At the homeless shelter the other day, I encountered two men from east Europe. I don’t know how long they’ve been in the States, but English immersion has not yet had any appreciable effect on their language skills. Eventually, through a mix of situational context and my own astonishing powers of deduction, I figured out that the word the one dude was muttering – it sounded sort of like “animal” – was actually “envelope.” He wanted me to check his mail.

This I could handle. Clients use the shelter’s address to receive mail. A big part of my job as a volunteer is to hunt through envelopes and packages to see if clients have received anything. We keep a signup sheet at the desk: people write down their names, then I go searching to see what I can find.

So I handed the clipboard and pen to the guy. He took the pen, inserted it into the circular metal doohickey at the top of the clipboard, and starting pushing it in and out. He made eye contact with me to make sure I noticed.

I’m angry at him for making a crude sexual gesture at me, obviously. But I’m angrier at myself for my response – or rather, my complete lack of response.

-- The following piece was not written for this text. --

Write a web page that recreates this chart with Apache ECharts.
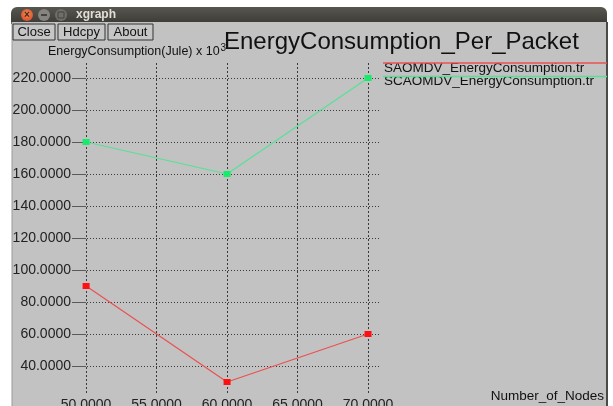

ImageThe thoughts going through my head were like so: “Oh, gosh, that seems pretty sexual. Surely he doesn’t mean it like that. Maybe it’s some kind of cultural or language barrier.”

Later that morning, I sort of mentioned the incident, obliquely, to a staff person: “Have we ever had problems with those two guys? Because something weird sort of happened, but maybe I’m wrong.”

Later still, I mentioned it more directly to the director: “Uh, I don’t know if I’m misinterpreting this, but this guy’s pantomime was pretty unambiguous.”

That’s right, folks: with my fancy degree in Women’s Studies, it still took me several hours to work up to describing it as “pretty unambiguous.” Pretty unambiguous? Pretty unambiguous? No, no. The charming little pantomime was unmistakable. That kind of shit transcends language and cultural barriers.

The correct response would have been to snatch back the clipboard and loudly (because public humiliation works) tell him not to treat women like that and order him to leave.

Instead, I demurred. I rationalized. I made excuses. Cultural misunderstanding, my ass. And then I hedged when reporting it to staff.

Speaking in generalizations here, women are the peacekeepers. We are culturally predisposed to be nurturers and caregivers. We don’t like to make a fuss. And we will go through amazing mental gymnastics to absolve other people of bad behavior, especially inappropriate sexual behavior.

I think everyone deserves food, shelter, and healthcare. No matter how lazy, depraved, or horrible, each person should have those, guaranteed, and by God that’s how things will roll once I’m queen of my own personal utopia. Until then – well, I’m going to be less upset about some people’s homelessness than others, and my new east European acquaintance is at the bottom of my list.